The right man for 2 jobs: Pistons hand keys to SVG
It wasn’t a power grab by Stan Van Gundy, taking two coveted NBA jobs off the market with one signature on the contract offered him by Pistons owner Tom Gores. He wasn’t sitting at a press conference in Auburn Hills instead of San Francisco because the Golden State Warriors wouldn’t go quite as high to do one job as the Pistons went for him to wear two hats.
No, it wasn’t the power or the money. It was the chance for success that the power the Pistons have consolidated in his hands represented.
“I think the position gives us a chance to create the most unified organization in sports,” Van Gundy said as the Pistons introduced him Thursday. “That’s what the dual role is all about. I came into the NBA in an organization like that in Miami with Pat Riley running it and I think there are tremendous advantages there.”
What modesty prevented him from saying to complete the sentence and square the circle was … “in the right hands.”
That’s where Gores and his trusted lieutenants with Platinum Equity who led the search for a new president of basketball operations and new head coach come in. They didn’t set out specifically to find one brilliant person to fill both jobs, necessarily. But Gores knew he wanted more of a connection between the court and the front office than he’d felt existed over the first three years of his Pistons ownership.
And when Van Gundy came to Los Angeles to talk about the broad possibilities for a franchise whose roster that begins with young big men Andre Drummond and Greg Monroe, the stars aligned.
Van Gundy came in and won the room with insights about the Pistons as they exist and how he would remake them. They talked and talked some more. He had a thick playbook with him – not Xs and Os, but more of a thinking man’s guide for putting together a winning organization – that started Gores’ wheels spinning.
There was his answer, Stan Van Gundy, 6½ hours after the meeting begun.
“It is a big enough job to be a coach,” Gores said. “I don’t think just anyone can handle it. Stan is unique. It’s a very big job, but I’m convinced he will pull it off. I personally love the idea that the floor is connected to the front office.”
One thing that struck Gores, who sat in on two rounds of coaching interviews that produced Lawrence Frank and Maurice Cheeks: Van Gundy came in not spouting rigid philosophy but dissecting what the Pistons had and how he would make it work, now and into the future.
“The important thing about Stan is it really wasn’t about his system,” Gores said. “Some coaches come in and have one view of how basketball is played. Stan looked at, ‘This is what you have. How do I make this work?’ He’s putting our puzzle together.”
That puzzle starts with those two young big men. Van Gundy spoke at length with Drummond, now in Spain doing some NBA promotional work, and was struck by his curiosity for Van Gundy’s ability to help take him to another plane.
“There’s nothing about Andre Drummond that doesn’t appeal to me,” said the man who coached Shaquille O’Neal in Miami and Dwight Howard in Orlando. “We have a responsibility to put a system and personnel around him that allow him to thrive.”
Van Gundy spoke at length Thursday with David Falk, agent for the restricted free agent-to-be.
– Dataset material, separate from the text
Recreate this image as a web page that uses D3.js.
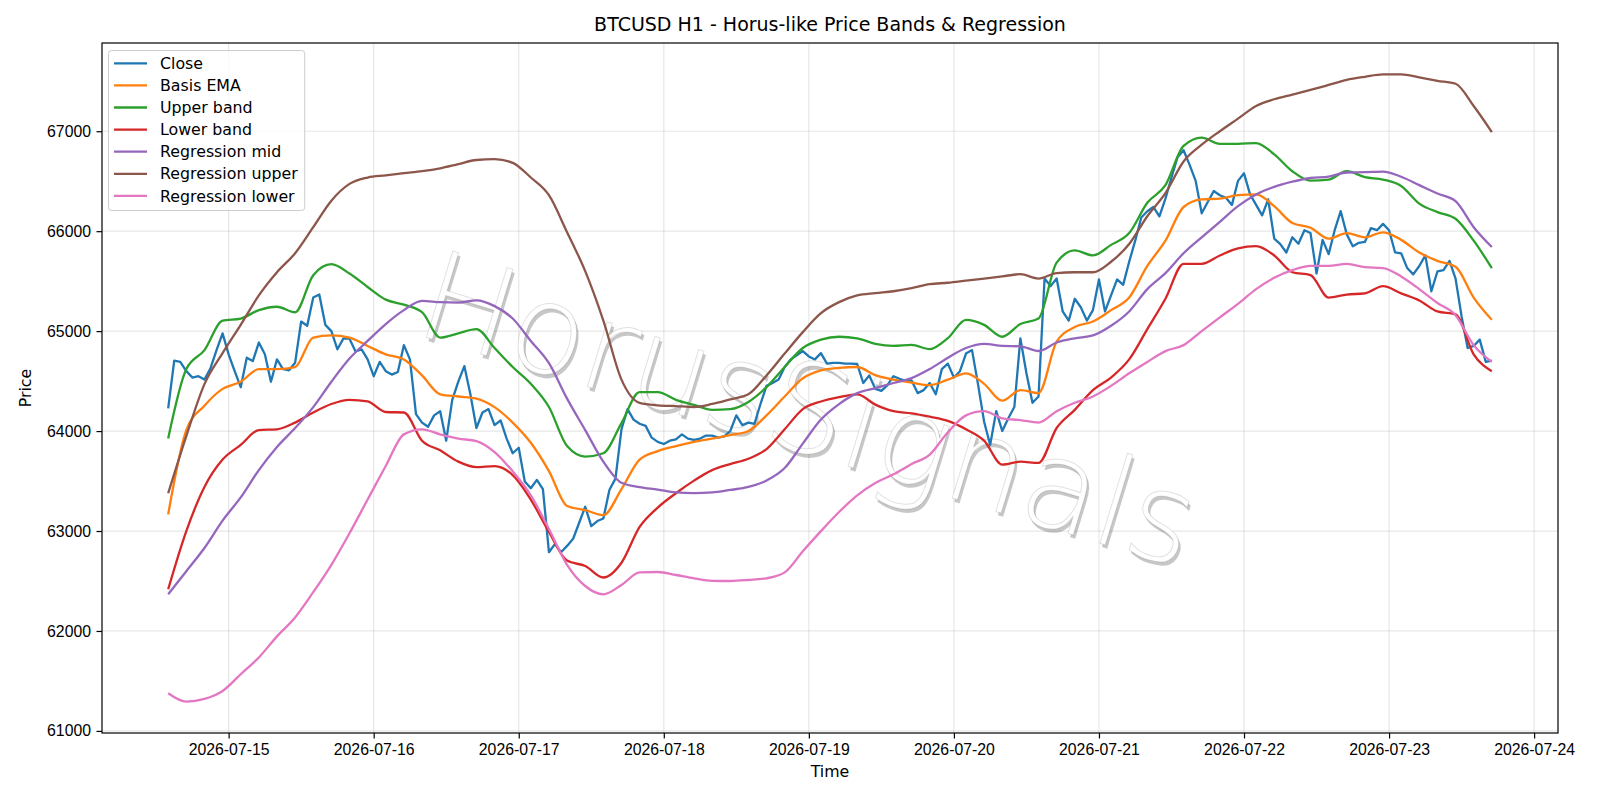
<!DOCTYPE html>
<html>
<head>
<meta charset="utf-8">
<title>BTCUSD H1 - Horus-like Price Bands & Regression</title>
<script src="https://d3js.org/d3.v7.min.js"></script>
<style>
  body { margin: 0; background: #fff; }
  svg { font-family: "DejaVu Sans", sans-serif; }
  .series { fill: none; stroke-width: 2.3; stroke-linejoin: round; }
  .grid line { stroke: #b0b0b0; stroke-opacity: 0.3; stroke-width: 1.2; }
  .axis text { font-size: 15.8px; fill: #000; }
  .axis line { stroke: #000; stroke-width: 1.2; }
  .axis path { display: none; }
</style>
</head>
<body>
<svg width="1600" height="800"></svg>
<script>
// hourly close, first bar 2026-07-14 14:00
var closePrices = [
  64228, 64704, 64692, 64600, 64536, 64549, 64515, 64629, 64810, 64978, 64768, 64599,
  64439, 64734, 64700, 64886, 64768, 64494, 64717, 64620, 64608, 64683, 65096, 65054,
  65336, 65366, 65063, 65000, 64818, 64928, 64924, 64797, 64818, 64717, 64549, 64692,
  64599, 64565, 64591, 64860, 64717, 64170, 64085, 64043, 64157, 64199, 63904, 64313,
  64494, 64650, 64368, 64031, 64186, 64220, 64060, 64106, 63925, 63778, 63833, 63496,
  63428, 63512, 63420, 62788, 62872, 62788, 62851, 62923, 63083, 63243, 63049, 63100,
  63125, 63411, 63524, 64018, 64220, 64115, 64073, 64052, 63934, 63892, 63871, 63904,
  63917, 63967, 63925, 63913, 63925, 63955, 63955, 63934, 63946, 64001, 64157, 64060,
  64085, 64073, 64271, 64452, 64481, 64515, 64641, 64717, 64759, 64801, 64747, 64717,
  64780, 64675, 64683, 64683, 64675, 64675, 64671, 64481, 64557, 64422, 64403, 64460,
  64549, 64523, 64503, 64507, 64380, 64410, 64481, 64368, 64620, 64675, 64536, 64599,
  64776, 64810, 64465, 64094, 63862, 64199, 64001, 64128, 64241, 64928, 64578, 64283,
  64346, 65526, 65450, 65526, 65197, 65105, 65324, 65239, 65105, 65210, 65517, 65197,
  65357, 65517, 65463, 65694, 65905, 66137, 66200, 66242, 66149, 66326, 66537, 66740,
  66810, 66663, 66503, 66179, 66292, 66402, 66360, 66335, 66263, 66503, 66579, 66368,
  66263, 66158, 66318, 65926, 65871, 65787, 65939, 65875, 66010, 65981, 65577, 65913,
  65770, 66010, 66200, 65968, 65850, 65884, 65892, 66031, 66010, 66073, 66010, 65787,
  65779, 65631, 65568, 65652, 65758, 65399, 65597, 65610, 65703, 65526, 65147, 64831,
  64852, 64915, 64692, 64704
];

// band and regression values read every 3 hours (hour 0, 3, ... 219)
var basisEma = [
  63167, 64010, 64254, 64422, 64494, 64620, 64620, 64641,
  64936, 64957, 64936, 64852, 64768, 64717, 64557, 64368,
  64346, 64325, 64240, 64085, 63883, 63600, 63251, 63210,
  63159, 63420, 63715, 63800, 63850, 63892, 63925, 63960,
  64001, 64157, 64346, 64528, 64608, 64633, 64641, 64560,
  64515, 64485, 64460, 64515, 64578, 64473, 64304, 64410,
  64380, 64894, 65041, 65096, 65210, 65336, 65652, 65905,
  66242, 66318, 66326, 66360, 66368, 66250, 66082, 66035,
  65926, 65981, 65939, 65989, 65913, 65787, 65703, 65644,
  65336, 65113
];

var upperBand = [
  63925, 64620, 64810, 65105, 65126, 65210, 65244, 65189,
  65560, 65670, 65576, 65442, 65315, 65265, 65189, 64936,
  64978, 65020, 64831, 64641, 64473, 64241, 63850, 63745,
  63778, 64080, 64389, 64390, 64313, 64262, 64212, 64220,
  64292, 64440, 64641, 64831, 64915, 64944, 64928, 64873,
  64852, 64862, 64820, 64930, 65113, 65063, 64944, 65071,
  65126, 65686, 65808, 65757, 65863, 65981, 66284, 66461,
  66853, 66937, 66874, 66874, 66882, 66768, 66600, 66505,
  66516, 66600, 66540, 66516, 66452, 66276, 66191, 66124,
  65905, 65631
];

var lowerBand = [
  62417, 62999, 63441, 63715, 63862, 64010, 64018, 64085,
  64186, 64271, 64313, 64296, 64191, 64186, 63904, 63807,
  63694, 63639, 63650, 63560, 63315, 62990, 62704, 62650,
  62535, 62683, 63041, 63235, 63378, 63504, 63609, 63670,
  63723, 63820, 64018, 64220, 64296, 64340, 64368, 64265,
  64199, 64178, 64144, 64102, 64018, 63904, 63664, 63694,
  63681, 64031, 64212, 64410, 64536, 64717, 65020, 65324,
  65673, 65673, 65757, 65829, 65850, 65757, 65589, 65560,
  65336, 65366, 65378, 65450, 65378, 65307, 65197, 65168,
  64768, 64599
];

var regMid = [
  62367, 62598, 62830, 63104, 63336, 63610, 63841, 64030,
  64240, 64494, 64726, 64902, 65071, 65210, 65303, 65290,
  65286, 65307, 65250, 65126, 64902, 64680, 64325, 64010,
  63694, 63483, 63440, 63415, 63386, 63380, 63386, 63411,
  63441, 63505, 63630, 63875, 64115, 64270, 64380, 64430,
  64481, 64530, 64620, 64734, 64831, 64873, 64852, 64848,
  64801, 64886, 64928, 64957, 65054, 65197, 65420, 65580,
  65779, 65939, 66094, 66250, 66368, 66444, 66495, 66532,
  66545, 66587, 66590, 66596, 66545, 66461, 66377, 66300,
  66040, 65842
];

var regUpper = [
  63378, 63950, 64470, 64780, 65063, 65357, 65589, 65779,
  66040, 66305, 66473, 66537, 66558, 66580, 66600, 66629,
  66671, 66712, 66720, 66684, 66537, 66360, 65989, 65600,
  65105, 64515, 64283, 64258, 64250, 64241, 64271, 64318,
  64368, 64557, 64776, 64990, 65180, 65290, 65357, 65380,
  65399, 65430, 65470, 65484, 65505, 65526, 65547, 65570,
  65526, 65581, 65589, 65589, 65694, 65871, 66149, 66380,
  66697, 66865, 67000, 67126, 67253, 67320, 67366, 67413,
  67463, 67514, 67545, 67569, 67569, 67539, 67505, 67475,
  67253, 66992
];

var regLower = [
  61377, 61293, 61320, 61400, 61567, 61735, 61946, 62135,
  62388, 62662, 62978, 63315, 63651, 63967, 64018, 63967,
  63925, 63900, 63790, 63597, 63357, 63020, 62662, 62450,
  62367, 62460, 62586, 62590, 62560, 62527, 62502, 62500,
  62510, 62527, 62586, 62797, 62999, 63190, 63357, 63480,
  63567, 63670, 63765, 63988, 64157, 64200, 64128, 64110,
  64085, 64199, 64283, 64346, 64452, 64578, 64692, 64800,
  64860, 65000, 65138, 65273, 65420, 65534, 65610, 65652,
  65652, 65673, 65640, 65631, 65547, 65420, 65281, 65160,
  64860, 64692
];

var yTicks = [61000, 62000, 63000, 64000, 65000, 66000, 67000];
var xTickDays = ["2026-07-15", "2026-07-16", "2026-07-17", "2026-07-18", "2026-07-19",
                 "2026-07-20", "2026-07-21", "2026-07-22", "2026-07-23", "2026-07-24"];

var margin = {top: 43, right: 42, bottom: 67, left: 102},
    width = 1600 - margin.left - margin.right,
    height = 800 - margin.top - margin.bottom;

var hourMs = 3600 * 1000;
var startTime = Date.UTC(2026, 6, 14, 14);
function timeAt(h) { return new Date(startTime + h * hourMs); }

var bandHours = d3.range(0, 220, 3);

var series = [
  {name: "Close",             color: "#1f77b4", values: closePrices, hours: closePrices.map(function(d, i) { return i; })},
  {name: "Basis EMA",         color: "#ff7f0e", values: basisEma,  hours: bandHours},
  {name: "Upper band",        color: "#2ca02c", values: upperBand, hours: bandHours},
  {name: "Lower band",        color: "#d62728", values: lowerBand, hours: bandHours},
  {name: "Regression mid",    color: "#9467bd", values: regMid,    hours: bandHours},
  {name: "Regression upper",  color: "#8c564b", values: regUpper,  hours: bandHours},
  {name: "Regression lower",  color: "#e377c2", values: regLower,  hours: bandHours}
];

// matplotlib-like 5% margins
var t0 = timeAt(0), t1 = timeAt(closePrices.length - 1);
var tPad = (t1 - t0) * 0.05;
var x = d3.scaleUtc()
    .domain([new Date(+t0 - tPad), new Date(+t1 + tPad)])
    .range([0, width]);

var allVals = d3.merge(series.map(function(s) { return s.values; }));
var vMin = d3.min(allVals), vMax = d3.max(allVals), vPad = (vMax - vMin) * 0.05;
var y = d3.scaleLinear()
    .domain([vMin - vPad, vMax + vPad])
    .range([height, 0]);

var svg = d3.select("svg");

svg.append("text")
    .attr("x", margin.left + width / 2)
    .attr("y", 31)
    .attr("text-anchor", "middle")
    .style("font-size", "19px")
    .text("BTCUSD H1 - Horus-like Price Bands & Regression");

var g = svg.append("g")
    .attr("transform", "translate(" + margin.left + "," + margin.top + ")");

var dayDates = xTickDays.map(function(s) { return d3.utcParse("%Y-%m-%d")(s); });

// grid
var grid = g.append("g").attr("class", "grid");
grid.selectAll(".gx").data(dayDates).enter().append("line")
    .attr("x1", function(d) { return x(d); })
    .attr("x2", function(d) { return x(d); })
    .attr("y1", 0).attr("y2", height);
grid.selectAll(".gy").data(yTicks).enter().append("line")
    .attr("x1", 0).attr("x2", width)
    .attr("y1", function(d) { return y(d); })
    .attr("y2", function(d) { return y(d); });

// watermark: shadow copy + light outlined copy
var wm = g.append("g")
    .attr("transform", "translate(" + (412 - margin.left) + "," + (333 - margin.top) + ") rotate(17)")
    .style("font-size", "124px")
    .style("font-weight", "200");
wm.append("text").attr("x", 3).attr("y", 3)
    .attr("fill", "#000").attr("fill-opacity", 0.22)
    .text("HorusSignals");
wm.append("text")
    .attr("fill", "#fff")
    .attr("stroke", "#000").attr("stroke-opacity", 0.12).attr("stroke-width", 1)
    .text("HorusSignals");

// lines
series.forEach(function(s) {
  var line = d3.line()
      .x(function(d, i) { return x(timeAt(s.hours[i])); })
      .y(function(d) { return y(d); })
      .curve(s.name === "Close" ? d3.curveLinear : d3.curveMonotoneX);
  g.append("path")
      .attr("class", "series")
      .attr("stroke", s.color)
      .attr("d", line(s.values));
});

// axes
g.append("g")
    .attr("class", "axis")
    .attr("transform", "translate(0," + height + ")")
    .call(d3.axisBottom(x).tickValues(dayDates)
      .tickFormat(d3.utcFormat("%Y-%m-%d")).tickSize(5.5).tickPadding(5.5));

g.append("g")
    .attr("class", "axis")
    .call(d3.axisLeft(y).tickValues(yTicks)
      .tickFormat(d3.format("d")).tickSize(5.5).tickPadding(5.5));

g.append("rect")
    .attr("width", width).attr("height", height)
    .attr("fill", "none").attr("stroke", "#000").attr("stroke-width", 1.2);

svg.append("text")
    .attr("x", margin.left + width / 2)
    .attr("y", 777)
    .attr("text-anchor", "middle")
    .style("font-size", "15.8px")
    .text("Time");

svg.append("text")
    .attr("transform", "translate(31," + (margin.top + height / 2) + ") rotate(-90)")
    .attr("text-anchor", "middle")
    .style("font-size", "15.8px")
    .text("Price");

// legend
var legend = svg.append("g");
var box = legend.append("rect")
    .attr("x", 108.5).attr("y", 50.5)
    .attr("rx", 3)
    .attr("fill", "#fff").attr("fill-opacity", 0.8)
    .attr("stroke", "#cccccc").attr("stroke-width", 1);

var maxW = 0;
series.forEach(function(s, i) {
  var cy = 63.3 + i * 22.1;
  legend.append("line")
      .attr("x1", 114).attr("x2", 147)
      .attr("y1", cy).attr("y2", cy)
      .attr("stroke", s.color).attr("stroke-width", 2.3);
  var t = legend.append("text")
      .attr("x", 160).attr("y", cy)
      .attr("dy", "0.36em")
      .style("font-size", "15.8px")
      .text(s.name);
  maxW = Math.max(maxW, t.node().getComputedTextLength());
});
box.attr("width", 160 + maxW + 7 - 108.5).attr("height", 160);
</script>
</body>
</html>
“I value Greg highly. I think he’s one of the elite big men in this league,” Van Gundy said. “He has a very high skill level. He can pass the ball, He can score the ball in the low post. And I want them to know I value him highly.”
It wasn’t a day to go up and down the roster, but Van Gundy also mentioned Josh Smith – he said, “I’m not sure there’s a better group of three bigs anywhere in the Eastern Conference” – and Brandon Jennings as among the assets that can help launch a turnaround from 29 wins to … well, something better, and quickly.
“The thing that impressed me about Stan is he really understands building for the future while winning,” Gores said. “We have to compete every single year. I would never have a conversation with Stan that says we’re not a playoff team this year.”
“I’ve never gone into a game I’ve coached I didn’t expect to win,” Van Gundy said. “Not one time. Year one, two major goals: First is we really start to create the culture that will lead us to sustained success. And then we want to get better every day.”
Tom Gores was pretty sure Thursday qualified as a day the Pistons got better.
“This is the defining moment,” he said. “It is the most important decision we have made as an organization. Not only did we hire a coach and president of basketball operations, we are resetting the culture of the franchise. I am convinced – I am so confident – this is going to work.”